Trinkwasser aus dem Meer?
DW
Mehr als zwei Milliarden Menschen haben keinen Zugang zu sauberem Trinkwasser. Die Entsalzung von Meerwasser kann helfen, birgt aber auch Risiken für die Umwelt. Warum die Methode trotzdem eine Lösung sein kann.
Obwohl 70 Prozent der Erdoberfläche mit Wasser bedeckt sind, ist gerade einmal ein Prozent davon trinkbar. Hinzu kommt, dass die endliche Ressource Süßwasser sehr ungleichmäßig verteilt ist. In heißen und trockenen Regionen der Erde, in denen die Bevölkerung zusammen mit dem Lebensstandard wächst, gibt es nicht genügend Wasser für alle. Eine Situation, die durch den Klimawandel noch verschärft wird. Im Kampf gegen die Dürre gibt es bereits exotische Ansätze, wie das "Ernten" von Eisbergen, bei dem Eisberge abgeschleppt und in Trinkwasser umgewandelt werden sollen, oder das Erzeugen von Regen auf Knopfdruck durch die Injektion von Chemikalien in Wolken. Doch die haben sich in einem großen Maßstab noch nicht bewähren können.
Die Entsalzung von Meerwasser hat sich deshalb zu einer der wenigen realen und umsetzbaren Möglichkeit entwickelt wie sich Regionen, die unter Wasserarmut leiden, gegen die Dürre wappnen können. Die Idee an sich ist Jahrhunderte alt. Heute gibt es zum einen den Ansatz der thermischen Entsalzung und der umgekehrten Osmose. Bei ersterem wird das Wasser verdampft und destilliert, bei zweiterem werden Salz und Wasser durch eine Membran voneinander getrennt. Weltweit sind derzeit über 20.000 Entsalzungsanlagen in mehr als 170 Ländern in Betrieb – die zehn größten befinden sich in Saudi-Arabien, den Vereinigten Staaten, Israel und den Vereinigten Arabischen Emiraten (VAE).
Fast die Hälfte des Frischwassers durch die Entsalzung von Meerwasser wird im Mittleren Osten und in Nordafrika gewonnen, so Manzoor Qadir, stellvertretender Vorsitzender der United Nations University for Water, Environment and Health. Diese trockenen Gebiete haben nur wenige andere Möglichkeiten an Wasser zu gelangen und sind auf die Entsalzung von Meerwasser angewiesen. Ihnen steht laut Qadir jährlich weniger als 500 Kubikmeter pro Kopf durch Regen oder andere Abflüsse zur Verfügung. Das ist etwa dreimal weniger als in den USA.
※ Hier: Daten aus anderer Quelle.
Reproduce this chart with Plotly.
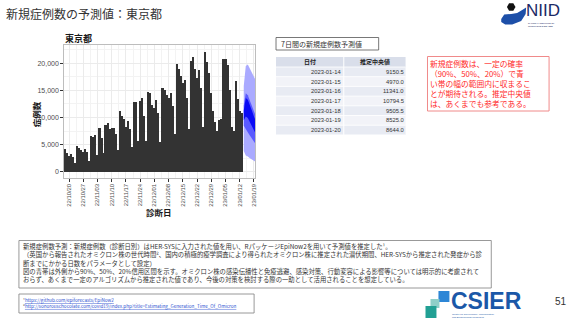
import plotly.graph_objects as go
import pandas as pd
import math

W, H = 569, 320
FONT = "Noto Sans CJK JP"

# ---------------- data ----------------
start_date = "2022-10-18"
cases = [4200, 3500, 2900, 3200, 2800, 1700,
         4700, 4400, 4000, 3600, 4100, 3700, 2000,
         6500, 6400, 6700, 3100, 8000, 6200, 3400,
         8600, 9000, 7900, 8000, 8000, 6900, 4000,
         11200, 10200, 9800, 8300, 9400, 7800, 4600,
         12800, 12800, 5700, 13000, 13600, 10300, 5700,
         14700, 14500, 12300, 11800, 13300, 10800, 5400,
         15500, 15100, 14100, 13600, 14600, 12100, 7000,
         19800, 18900, 17700, 16300, 17000, 13600, 7900,
         20500, 21200, 18900, 17300, 18700, 15400, 8300,
         22000, 20200, 18300, 14500, 11200, 9200, 7500,
         9500, 9800, 20800, 20800, 19600, 15100, 8200,
         7500, 16800, 13400, 11200, 10800]
dates = pd.date_range(start_date, periods=len(cases), freq="D")

fc_dates = ["2023-01-14", "2023-01-15", "2023-01-16", "2023-01-17",
            "2023-01-18", "2023-01-19", "2023-01-20"]
lo90 = [3800, 3000, 2800, 2500, 2300, 2000, 1800]
hi90 = [15800, 19500, 19800, 19000, 18200, 17500, 16800]
lo50 = [8500, 7800, 7300, 6700, 6100, 5500, 5000]
hi50 = [12200, 14500, 14100, 13100, 12000, 11000, 10200]
lo20 = [9500, 10200, 9900, 9200, 8400, 7600, 6900]
hi20 = [11300, 13600, 13300, 12400, 11300, 10200, 9300]

table_dates = ["2023-01-14", "2023-01-15", "2023-01-16", "2023-01-17",
               "2023-01-18", "2023-01-19", "2023-01-20"]
table_medians = ["9150.5", "4970.0", "11341.0", "10794.5", "9505.5", "8525.0", "8644.0"]
table_header = ["日付", "推定中央値"]

y_ticks = [0, 5000, 10000, 15000, 20000]

note_lines = [
    "新規症例数予測：新規症例数（診断日別）はHER-SYSに入力された値を用い、RパッケージEpiNow2を用いて予測値を推定した¹。",
    "（英国から報告されたオミクロン株の世代時間²、国内の積極的疫学調査により得られたオミクロン株に推定された潜伏期間、HER-SYSから推定された発症から診",
    "断までにかかる日数をパラメータとして設定）",
    "図の青帯は外側から90%、50%、20%信用区間を示す。オミクロン株の感染伝播性と免疫逃避、感染対策、行動変容による影響等については明示的に考慮されて",
    "おらず、あくまで一定のアルゴリズムから推定された値であり、今後の対策を検討する際の一助として活用されることを想定している。",
]
red_lines = [
    "新規症例数は、一定の確率",
    "（90%、50%、20%）で青",
    "い帯の幅の範囲内に収まるこ",
    "とが期待される。推定中央値",
    "は、あくまでも参考である。",
]
links = [
    ("¹", "https://github.com/epiforecasts/EpiNow2"),
    ("²", "http://sonorouschocolate.com/covid19/index.php?title=Estimating_Generation_Time_Of_Omicron"),
]

# ---------------- helpers ----------------
def xp(x):
    return x / W

def yp(y):
    return 1 - y / H

fig = go.Figure()

# bars
fig.add_trace(go.Bar(x=dates, y=cases, marker_color="#333333",
                     marker_line_width=0, width=0.82 * 86400000,
                     hoverinfo="skip"))

# forecast bands
for lo, hi, col in [(lo90, hi90, "#aaaaff"), (lo50, hi50, "#5a5aff"), (lo20, hi20, "#0a0af5")]:
    fig.add_trace(go.Scatter(x=fc_dates + fc_dates[::-1], y=hi + lo[::-1],
                             fill="toself", fillcolor=col, line=dict(width=0),
                             mode="lines", hoverinfo="skip"))

fig.update_layout(
    width=W, height=H, margin=dict(l=0, r=0, t=0, b=0),
    paper_bgcolor="white", plot_bgcolor="white", showlegend=False,
    font=dict(family=FONT, color="#333333"),
    bargap=0,
)
fig.update_xaxes(
    domain=[xp(64), xp(256)], type="date",
    range=["2022-10-17 10:00", "2023-01-19 14:00"],
    tick0="2022-10-20", dtick=7 * 86400000, tickformat="%y/%m/%d",
    tickangle=-90, tickfont=dict(size=5.9, color="#4d4d4d", family="Liberation Sans"),
    ticks="outside", ticklen=2.5, tickcolor="#333333", tickwidth=0.6,
    showgrid=True, gridcolor="#ebebeb", gridwidth=0.8,
    minor=dict(dtick=3.5 * 86400000, tick0="2022-10-20", showgrid=True,
               gridcolor="#f3f3f3", gridwidth=0.5),
    showline=True, mirror=True, linecolor="#bdbdbd", linewidth=1,
    zeroline=False,
)
fig.update_yaxes(
    domain=[yp(178), yp(45)], range=[-1160, 23380],
    tickvals=y_ticks, ticktext=[f"{v:,}" for v in y_ticks],
    tickfont=dict(size=7, color="#4d4d4d", family="Liberation Sans"),
    ticks="outside", ticklen=2.5, tickcolor="#333333", tickwidth=0.6,
    showgrid=True, gridcolor="#ebebeb", gridwidth=0.8,
    minor=dict(dtick=2500, showgrid=True, gridcolor="#f3f3f3", gridwidth=0.5),
    showline=True, mirror=True, linecolor="#bdbdbd", linewidth=1,
    zeroline=False,
)

ann = []
shapes = []

def text(x, y, s, size, color="#333333", anchor="left", bold=False, family=FONT, yanchor="middle", angle=0, align="left"):
    if bold:
        s = f"<b>{s}</b>"
    ann.append(dict(x=xp(x), y=yp(y), xref="paper", yref="paper", text=s,
                    showarrow=False, xanchor=anchor, yanchor=yanchor, textangle=angle, align=align,
                    borderpad=0,
                    font=dict(size=size, color=color, family=family)))

def rect(x0, y0, x1, y1, fill="rgba(0,0,0,0)", line=None, lw=0.8):
    shapes.append(dict(type="rect", xref="paper", yref="paper",
                       x0=xp(x0), x1=xp(x1), y0=yp(y1), y1=yp(y0),
                       fillcolor=fill, line=dict(color=line or "rgba(0,0,0,0)", width=lw if line else 0),
                       layer="below"))

# slide title
text(5, 13.5, "新規症例数の予測値：東京都", 12, "#333333")
# chart title and axis titles
text(64, 39, "東京都", 9, "#1a1a1a", bold=True)
text(36.5, 114, "症例数", 8.5, "#1a1a1a", anchor="center", bold=True, angle=-90)
text(160, 212, "診断日", 8.5, "#1a1a1a", anchor="center", bold=True)

# 7-day box
rect(277, 37.5, 380, 50, line="#555555", lw=0.8)
text(281, 43.5, "7日間の新規症例数予測値", 7, "#333333")

# table
tx0, tmid, tx1 = 277, 345, 407
hy0, hh, rh = 57, 10, 9.7
rect(tx0, hy0, tx1, hy0 + hh, fill="#d9deea")
text((tx0 + tmid) / 2, hy0 + hh / 2, table_header[0], 6, "#222222", anchor="center", bold=True)
text((tmid + tx1) / 2, hy0 + hh / 2, table_header[1], 6, "#222222", anchor="center", bold=True)
for i, (d, m) in enumerate(zip(table_dates, table_medians)):
    y0 = hy0 + hh + i * rh
    rect(tx0, y0, tx1, y0 + rh, fill="#e8ebf3" if i % 2 == 0 else "#f2f3f8")
    text(tmid - 1.5, y0 + rh / 2, d, 5.8, "#333333", anchor="right", family="Liberation Sans")
    text(tx1 - 1, y0 + rh / 2, m, 5.8, "#333333", anchor="right", family="Liberation Sans")
shapes.append(dict(type="line", xref="paper", yref="paper", x0=xp(tmid), x1=xp(tmid),
                   y0=yp(hy0 + hh + 7 * rh), y1=yp(hy0), line=dict(color="white", width=1)))
for i in range(8):
    yy = hy0 + hh + i * rh
    shapes.append(dict(type="line", xref="paper", yref="paper", x0=xp(tx0), x1=xp(tx1),
                       y0=yp(yy), y1=yp(yy), line=dict(color="white", width=0.8)))

# red note box
rect(429, 56.5, 551, 111, line="#f08a8a", lw=1)
text(431, 83.2, "<br>".join(red_lines), 7.75, "#ff2a2a")

# bottom note box
rect(19, 240.5, 493, 288, line="#7f7f7f", lw=0.8)
text(22, 262.6, "<br>".join(note_lines), 6.35, "#333333")

# footnote link box
rect(19, 294, 255, 313, line="#7f7f7f", lw=0.8)
link_txt = "<br>".join(f"{sup}<span style='color:#2a4fd0'><u>{url}</u></span>" for sup, url in links)
text(22, 303.5, link_txt, 4.6, "#333333")

# page number
text(556, 301, "51", 10, "#333333", family="Liberation Sans")

# NIID logo
hx, hy, hr = 513, 7, 4.3
hexpath = "M " + " L ".join(f"{xp(hx + hr * math.cos(math.radians(a)))},{yp(hy + hr * math.sin(math.radians(a)))}"
                            for a in range(0, 360, 60)) + " Z"
shapes.append(dict(type="path", xref="paper", yref="paper", path=hexpath,
                   fillcolor="#111111", line=dict(width=0)))
pts = [(503, 19), (506, 14.5), (513, 14), (519, 13), (524, 10), (528, 7.5),
       (527.5, 14), (523, 21), (514, 24.5), (507, 24.5), (503, 22)]
swoosh = "M " + " L ".join(f"{xp(a)},{yp(b)}" for a, b in pts) + " Z"
shapes.append(dict(type="path", xref="paper", yref="paper", path=swoosh,
                   fillcolor="#1d4fa8", line=dict(width=0)))
text(527, 10.5, "NIID", 17, "#1c2a66", family="Liberation Sans")
text(529, 24.2, "NATIONAL INSTITUTE OF<br>INFECTIOUS DISEASES", 2.2, "#1c2a66", family="Liberation Sans")

# CSIER logo
rect(440, 291, 451, 302, fill="#2d86d6")
rect(432, 299, 441, 308, fill="#8fcfc8")
rect(427, 306, 438, 318, fill="#22a094")
text(452, 300.5, "<b>CSIER</b>", 23, "#1b58a8", family="Liberation Sans")
text(453, 315.5, "Center for Surveillance, Immunization,<br>and Epidemiologic Research", 2.5, "#1b58a8", family="Liberation Sans")

fig.update_layout(annotations=ann, shapes=shapes)
fig.write_html("out.html")
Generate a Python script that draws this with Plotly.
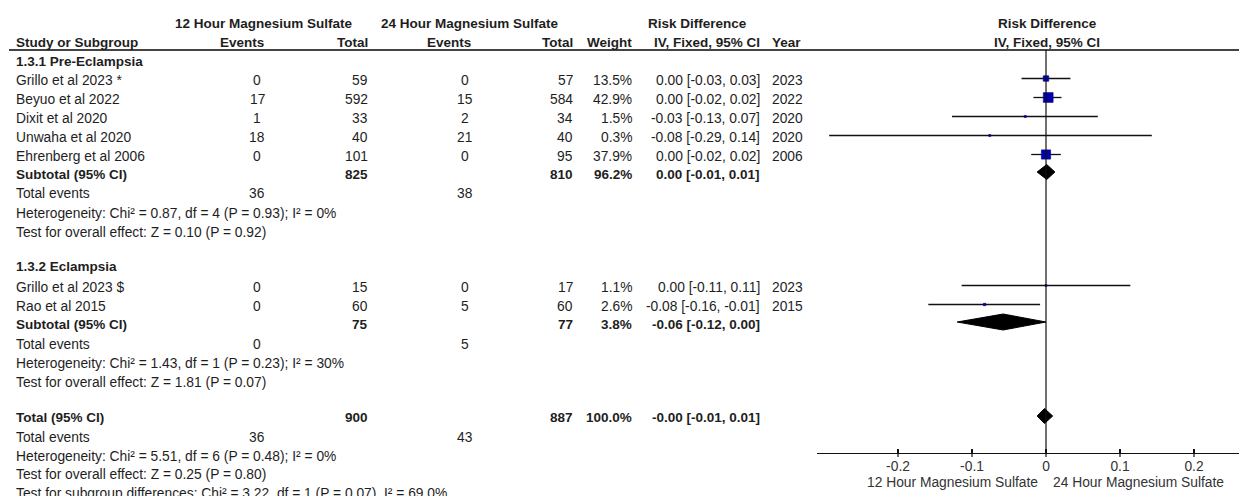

Die Wasserarmut wird sich mit dem Bevölkerungswachstum und den steigenden Temperaturen weiter verschärfen, wobei Afrika südlich der Sahara bis 2050 zu "einem Hotspot der Wasserknappheit" werden dürfte, so Qadir. Meerwasser zu entsalzen sei eine gute Gelegenheit, vorhandene Ressourcen zu nutzen, auch weil die Kosten "extrem gesunken sind" sagt Qadir - von rund fünf Dollar pro Kubikmeter im Jahr 2000 auf aktuell durchschnittlich 50 Cent. "Da braucht man nicht lange nachzudenken", sagt Frithjof C. Kuepper vom Lehrstuhl für Artenvielfalt an der University of Aberdeen und Experte zum Thema "Umwelteinflüsse durch Entsalzungsanlagen" auf Zypern. "Für Länder wie Zypern, gibt es keine andere Möglichkeit, sofern sie ihren Lebensstandard halten wollen."
In der Republik Zypern, dem wärmsten und trockensten Land in der EU, kommen 80 Prozent des Trinkwassers aus der Entsalzung von Meerwasser, so Kuepper. Bereits in den 90er Jahren hätten schwankenden Niederschläge zu Wasserknappheit geführt. Damals hätte die zypriotische Regierung zunächst versucht, das Defizit durch den Import von Wasser aus Griechenland auszugleichen. "Das kostete aber zehn Mal mehr, als das Wasser zu entsalzen", so Kuepper weiter. Deshalb habe die Regierung in den frühen 2000er Jahren begonnen, Entsalzungsanlagen zu bauen. Wasserknappheit sollte so vermieden werden.